Australian electoral laws return $2.31 a vote in each house to parties who get more than 4 per cent of the overall vote. No restrictions are placed on expenditure.
The system has come under fire from political commentators who said it delivered parties a windfall without demanding increased transparency.
South Australian Family First MP Dennis Hood has also called for reform and branded the public cheque handed to his party "overly generous".
Australian Electoral Commission documents show Family First received $407,268 from taxpayers while the Liberal and Labor parties each scored $21 million cheques.
The unelected Christian Democratic Party, Australian Sex Party, Liberal Democratic Party and Shooters and Fishers Party all received more than $10,000. Independents Tony Windsor, Rob Oakeshott and Bob Katter also scored significant slices of a $53 million prize pool.
Political commentator Dean Jaensch told The Advertiser public funding was an important part of a functional democracy but voters had a right to demand greater disclosure of how it was spent.
"Having public funding certainly increases the opportunity for minor parties and independents to take part," Dr Jaensch said.

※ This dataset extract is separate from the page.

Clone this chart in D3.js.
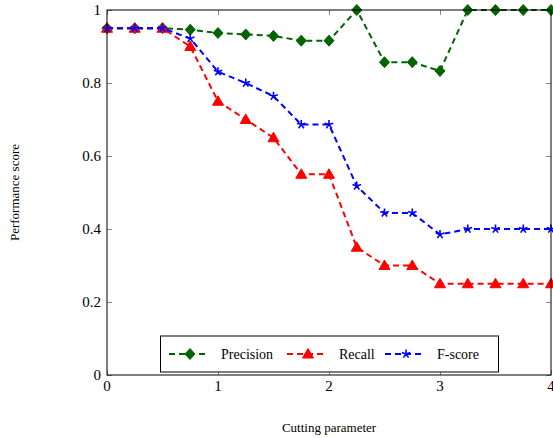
<!DOCTYPE html>
<html>
<head>
<meta charset="utf-8">
<script src="https://cdn.jsdelivr.net/npm/d3@7"></script>
<style>
  body { margin: 0; background: #fff; }
  text { font-family: "Liberation Serif", "DejaVu Serif", serif; fill: #000; }
</style>
</head>
<body>
<script>
var cutting = [0, 0.25, 0.5, 0.75, 1, 1.25, 1.5, 1.75, 2, 2.25, 2.5, 2.75, 3, 3.25, 3.5, 3.75, 4];
var precision = [0.95, 0.95, 0.95, 0.946, 0.937, 0.933, 0.929, 0.916, 0.916, 1.0, 0.857, 0.857, 0.833, 1.0, 1.0, 1.0, 1.0];
var recall = [0.95, 0.95, 0.95, 0.9, 0.75, 0.7, 0.65, 0.55, 0.55, 0.35, 0.3, 0.3, 0.25, 0.25, 0.25, 0.25, 0.25];
var fscore = [0.95, 0.95, 0.95, 0.922, 0.831, 0.8, 0.764, 0.686, 0.686, 0.518, 0.444, 0.444, 0.385, 0.4, 0.4, 0.4, 0.4];
var xTicks = [0, 1, 2, 3, 4];
var yTicks = [0, 0.2, 0.4, 0.6, 0.8, 1];

var width = 553;
var height = 438;
var plotL = 107, plotR = 551, plotT = 10, plotB = 375;

var x = d3.scaleLinear().domain([0, 4]).range([plotL, plotR]);
var y = d3.scaleLinear().domain([0, 1]).range([plotB, plotT]);

var svg = d3.select("body").append("svg")
            .attr("width", width)
            .attr("height", height);

// inward ticks on all sides
var tickColor = "#888";
var tickLen = 5;
function styleTicks(g) {
  g.select(".domain").remove();
  g.selectAll("line").attr("stroke", tickColor);
}
svg.append("g").attr("transform", "translate(0," + plotB + ")")
   .call(d3.axisTop(x).tickValues(xTicks).tickSize(tickLen).tickFormat(""))
   .call(styleTicks);
svg.append("g").attr("transform", "translate(0," + plotT + ")")
   .call(d3.axisBottom(x).tickValues(xTicks).tickSize(tickLen).tickFormat(""))
   .call(styleTicks);
svg.append("g").attr("transform", "translate(" + plotL + ",0)")
   .call(d3.axisRight(y).tickValues(yTicks).tickSize(tickLen).tickFormat(""))
   .call(styleTicks);
svg.append("g").attr("transform", "translate(" + plotR + ",0)")
   .call(d3.axisLeft(y).tickValues(yTicks).tickSize(tickLen).tickFormat(""))
   .call(styleTicks);

// tick labels
svg.selectAll(".xlab").data(xTicks).enter().append("text")
   .attr("x", function(d){ return x(d); })
   .attr("y", plotB + 16)
   .attr("text-anchor", "middle")
   .attr("font-size", 15)
   .text(function(d){ return d; });
svg.selectAll(".ylab").data(yTicks).enter().append("text")
   .attr("x", plotL - 6)
   .attr("y", function(d){ return y(d) + 5; })
   .attr("text-anchor", "end")
   .attr("font-size", 15)
   .text(function(d){ return d; });

// axis titles
svg.append("text")
   .attr("x", (plotL + plotR) / 2)
   .attr("y", 432)
   .attr("text-anchor", "middle")
   .attr("font-size", 13)
   .text("Cutting parameter");
svg.append("text")
   .attr("transform", "translate(19," + ((plotT + plotB) / 2) + ") rotate(-90)")
   .attr("text-anchor", "middle")
   .attr("font-size", 13)
   .text("Performance score");

// markers
function diamond(g, cx, cy, color) {
  g.append("path")
   .attr("d", "M" + cx + "," + (cy - 5.5) + "L" + (cx + 5) + "," + cy + "L" + cx + "," + (cy + 5.5) + "L" + (cx - 5) + "," + cy + "Z")
   .attr("fill", color).attr("stroke", color);
}
function triangle(g, cx, cy, color) {
  g.append("path")
   .attr("d", "M" + cx + "," + (cy - 5.5) + "L" + (cx + 5.5) + "," + (cy + 4) + "L" + (cx - 5.5) + "," + (cy + 4) + "Z")
   .attr("fill", color).attr("stroke", color);
}
function star(g, cx, cy, color) {
  var r = 4.5, d = "";
  for (var i = 0; i < 5; i++) {
    var a = (90 + i * 72) * Math.PI / 180;
    d += "M" + cx + "," + cy + "L" + (cx + r * Math.cos(a)) + "," + (cy - r * Math.sin(a));
  }
  g.append("path").attr("d", d).attr("stroke", color).attr("stroke-width", 1.6).attr("fill", "none");
}

var series = [
  { name: "Precision", values: precision, color: "#006400", mark: diamond },
  { name: "Recall", values: recall, color: "#ff0000", mark: triangle },
  { name: "F-score", values: fscore, color: "#0000ff", mark: star }
];

var line = d3.line()
             .x(function(d){ return x(d[0]); })
             .y(function(d){ return y(d[1]); });

series.forEach(function(s){
  var pts = cutting.map(function(c, i){ return [c, s.values[i]]; });
  svg.append("path")
     .attr("d", line(pts))
     .attr("fill", "none")
     .attr("stroke", s.color)
     .attr("stroke-width", 2)
     .attr("stroke-dasharray", "6,4");
  var g = svg.append("g");
  pts.forEach(function(p){ s.mark(g, x(p[0]), y(p[1]), s.color); });
});

// frame
svg.append("rect")
   .attr("x", plotL).attr("y", plotT)
   .attr("width", plotR - plotL).attr("height", plotB - plotT)
   .attr("fill", "none").attr("stroke", "#000").attr("stroke-width", 1);

// legend
var leg = svg.append("g");
leg.append("rect")
   .attr("x", 160.5).attr("y", 336)
   .attr("width", 338).attr("height", 36)
   .attr("fill", "#fff").attr("stroke", "#000");
var legX = [169, 287, 385];
series.forEach(function(s, i){
  var lx = legX[i], ly = 354;
  leg.append("line")
     .attr("x1", lx).attr("x2", lx + 40)
     .attr("y1", ly).attr("y2", ly)
     .attr("stroke", s.color).attr("stroke-width", 2)
     .attr("stroke-dasharray", "6,4");
  s.mark(leg, lx + 21, ly, s.color);
  leg.append("text")
     .attr("x", lx + 52)
     .attr("y", ly + 5)
     .attr("font-size", 14)
     .text(s.name);
});
</script>
</body>
</html>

"My problem is that when the public funding was brought in, what was guaranteed was. . . absolute transparency in private money that the parties get and that has not been produced."
Mr Hood, also deputy registered officer of Family First's federal operations, said the cheque would cover roughly half of the costs incurred during the campaign.
The party spent around $700,000 on direct mail and television as well as posters and other publicity, he said.
"There is a place for public funding, but I think it is overly generous,"he said.
"If we look particularly at the major parties and the Greens, we're talking about millions and millions of dollars of taxpayers' money being used to fund their party machines."